Well, people do focus on those things – but there’s just as many drawn to the darker end of the spectrum, contemplating the many ways things could go wrong for us. It’s a practical exercise as well as a mode of entertainment, I believe, and a measure of any individual society’s zeitgeist. The sheer number of texts dealing with such a broad range of doomsday scenarios indicates, as a species, we are more frightened than ever before – and probably with good reason. There’s a lot of shit right now that could very well – and even in the next century or two, quite likely might – wipe us from existence.
Exploring the theme through entertainment a) helps us critically think about the ways in which we may avoid such a fate; b) explore the strength – and terrifying weakness – of the human condition in the face of such adversity – what it means “to be human”; and c) sometimes, to make light of both our fixation on doom-and-gloom, and our own vices and petty concerns within the epoch (I know the zombie genre is a pretty appropriate metaphor for Western society in our zeitgeist!)
I think what’s also mesmerising about apocalypse stories, on a narrative level, is that Armageddon is possibly the most intense form of conflict possible, and conflict is the essence of drama. It creates and holds audience interest. Narrative conflict, on the micro, can generally be relegated into three main categories: man vs nature, man vs man, and/or man vs self.

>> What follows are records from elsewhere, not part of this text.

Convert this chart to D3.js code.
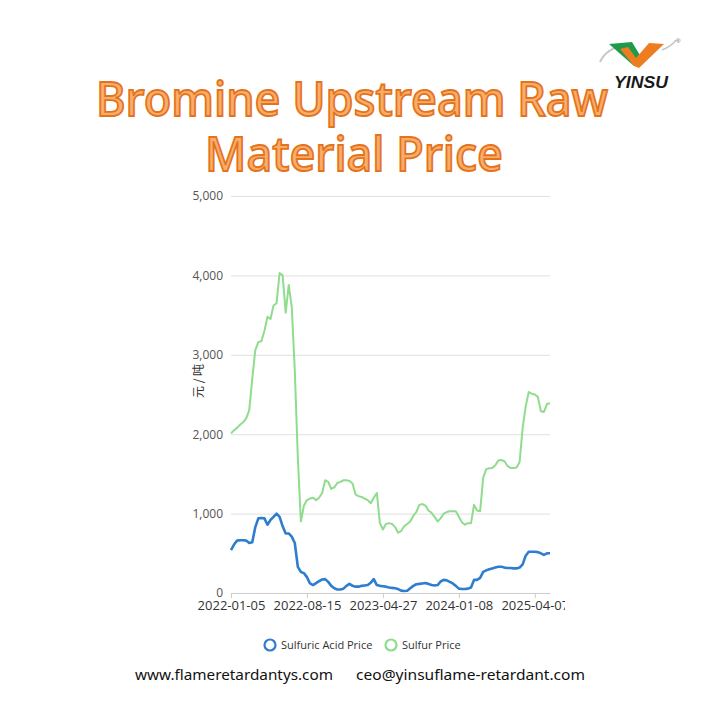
<!DOCTYPE html>
<html><head><meta charset="utf-8">
<script src="https://cdn.jsdelivr.net/npm/d3@7/dist/d3.min.js"></script>
<style>body{margin:0;background:#fff}svg{display:block}</style>
</head><body>
<script>
const xTickLabels = ["2022-01-05","2022-08-15","2023-04-27","2024-01-08","2025-04-07"];
const xTickStep = 25;
const yTicks = [0,1000,2000,3000,4000,5000];
const seriesNames = ["Sulfuric Acid Price","Sulfur Price"];
const sulfuricAcid = [540,610,660,665,665,660,630,640,830,940,945,940,860,920,960,1000,960,840,750,750,
 710,630,330,265,250,200,120,100,125,150,170,175,140,90,60,45,45,55,90,115,
 90,80,80,90,95,100,130,175,100,90,85,80,70,65,60,50,30,25,28,60,
 90,110,115,120,125,115,100,95,100,145,165,160,140,120,90,55,50,50,55,70,
 165,165,190,265,285,300,310,320,330,330,320,315,315,310,310,320,360,470,520,520,
 520,515,500,480,500,500];
const sulfur = [2010,2050,2080,2120,2150,2200,2300,2700,3060,3160,3170,3300,3480,3450,3620,3650,4030,4000,3530,3880,
 3600,2800,1700,900,1100,1170,1190,1200,1170,1200,1260,1420,1400,1310,1330,1385,1400,1420,1420,1410,
 1380,1240,1220,1210,1190,1170,1130,1200,1260,880,800,870,880,870,830,760,780,840,870,900,
 970,1020,1110,1120,1100,1040,1010,960,900,940,1000,1020,1030,1030,1030,960,890,860,880,880,
 1110,1040,1030,1450,1560,1570,1575,1610,1670,1675,1660,1600,1575,1575,1580,1650,2080,2350,2530,2510,
 2500,2470,2290,2280,2380,2390];
const colors = ["#2f7dcf","#90dc8e"];

const W = 720, H = 720;
const svg = d3.select("body").append("svg").attr("width",W).attr("height",H);
svg.append("rect").attr("width",W).attr("height",H).attr("fill","#fff");

// Title
const title = svg.append("g").attr("font-family","'Noto Sans', 'Open Sans', sans-serif")
  .attr("font-weight",500).attr("fill","#f8ad6a").attr("stroke","#e5731c").attr("stroke-width",1.8)
  .attr("text-anchor","middle");
title.append("text").attr("x",352).attr("y",116).attr("font-size",47)
  .attr("textLength",512).attr("lengthAdjust","spacingAndGlyphs").text("Bromine Upstream Raw");
title.append("text").attr("x",354).attr("y",171).attr("font-size",47)
  .attr("textLength",298).attr("lengthAdjust","spacingAndGlyphs").text("Material Price");

// Logo
const logo = svg.append("g");
logo.append("path").attr("d","M600,62 Q606,48 628,44").attr("fill","none").attr("stroke","#c8c8c8").attr("stroke-width",2);
logo.append("path").attr("d","M662,50 Q672,46 676,40").attr("fill","none").attr("stroke","#c8c8c8").attr("stroke-width",1.5);
logo.append("path").attr("d","M609,44 L632,42 L641,57 L634,66 Z").attr("fill","#1e9a4a");
logo.append("path").attr("d","M620,49 L634,66 L639,68 L664,44 L649,43 L636,58 L628,47 Z").attr("fill","#ee7d22");
logo.append("text").attr("x",676).attr("y",43).attr("font-size",6).attr("fill","#666").attr("font-family","sans-serif").text("®");
logo.append("text").attr("x",641).attr("y",88).attr("text-anchor","middle").attr("font-family","'Liberation Sans', Arial, sans-serif")
  .attr("font-weight","bold").attr("font-style","italic").attr("font-size",17).attr("fill","#1a1a1a")
  .attr("textLength",54).attr("lengthAdjust","spacingAndGlyphs").text("YINSU");

// Chart
const x = d3.scaleLinear().domain([0, sulfur.length-1]).range([231,550]);
const y = d3.scaleLinear().domain([0,5000]).range([593,196]);

svg.append("defs").append("clipPath").attr("id","cl").append("rect")
  .attr("x",0).attr("y",180).attr("width",565).attr("height",440);
const chart = svg.append("g").attr("clip-path","url(#cl)");

const ya = chart.append("g").attr("transform","translate(231,0)")
  .call(d3.axisLeft(y).tickValues(yTicks).tickFormat(d3.format(",")).tickSize(-(550-231)).tickPadding(8));
ya.select(".domain").remove();
ya.selectAll(".tick line").attr("stroke","#e0e0e0");
ya.selectAll(".tick text").attr("font-family","'Open Sans', 'Noto Sans', sans-serif").attr("font-size",12).attr("fill","#555");
ya.selectAll(".tick").filter(d=>d===0).select("line").attr("stroke","#ccc");

const xa = chart.append("g").attr("transform","translate(0,593)")
  .call(d3.axisBottom(x).tickValues(xTickLabels.map((d,i)=>i*xTickStep)).tickFormat((d,i)=>xTickLabels[i]).tickSize(5).tickSizeOuter(0).tickPadding(3));
xa.select(".domain").attr("stroke","#ccc");
xa.selectAll(".tick line").attr("stroke","#ccc");
xa.selectAll(".tick text").attr("font-family","'Open Sans', 'Noto Sans', sans-serif").attr("font-size",13).attr("fill","#333");

chart.append("text").attr("transform","translate(203,381) rotate(-90)").attr("text-anchor","middle")
  .attr("font-family","'Noto Sans CJK SC', sans-serif").attr("font-size",12).attr("fill","#333").text("元 / 吨");

const line = d3.line().x((d,i)=>x(i)).y(d=>y(d));
chart.append("path").datum(sulfur).attr("d",line).attr("fill","none").attr("stroke",colors[1]).attr("stroke-width",2).attr("stroke-linejoin","round");
chart.append("path").datum(sulfuricAcid).attr("d",line).attr("fill","none").attr("stroke",colors[0]).attr("stroke-width",2.6).attr("stroke-linejoin","round");

// Legend
const leg = svg.append("g").attr("font-family","'Open Sans', 'Noto Sans', sans-serif").attr("font-size",11).attr("fill","#333");
const legX = [270, 391];
seriesNames.forEach((n,i)=>{
  leg.append("circle").attr("cx",legX[i]).attr("cy",645).attr("r",5.5).attr("fill","none").attr("stroke",colors[i]).attr("stroke-width",2.2);
  leg.append("text").attr("x",legX[i]+11).attr("y",649).text(n);
});

// Footer
const ft = svg.append("g").attr("font-family","'Noto Sans', 'Open Sans', sans-serif").attr("font-size",15).attr("fill","#111");
ft.append("text").attr("x",135).attr("y",680).attr("textLength",198).attr("lengthAdjust","spacingAndGlyphs").text("www.flameretardantys.com");
ft.append("text").attr("x",356).attr("y",680).attr("textLength",229).attr("lengthAdjust","spacingAndGlyphs").text("ceo@yinsuflame-retardant.com");
</script>
</body></html>
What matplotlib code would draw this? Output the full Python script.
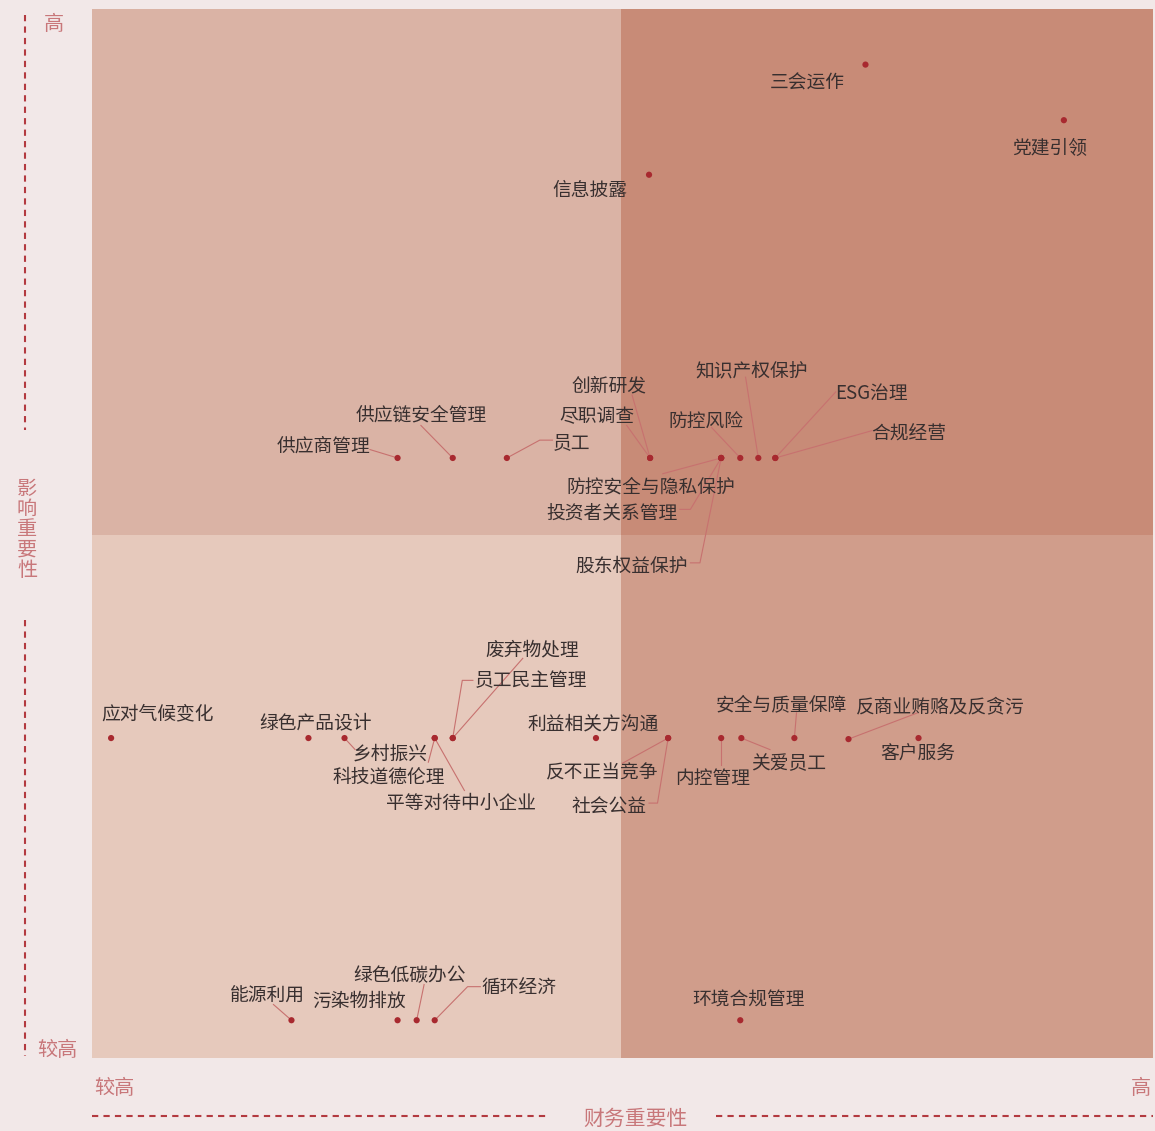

I think the apocalypse genre – and my love for it, epitomised in my novel-in-progress, Land of the Righteous – is so powerful because it encapsulates all three – books like Cormac McCarthy’s The Road, shows like The Walking Dead, games like The Last of Us, and so many more examples across the media. They capture the human struggle through both metaphor and entirely plausible actuality, and give us pause to contemplate ourselves – our humanity – in the process. I know it’s a mirror for me.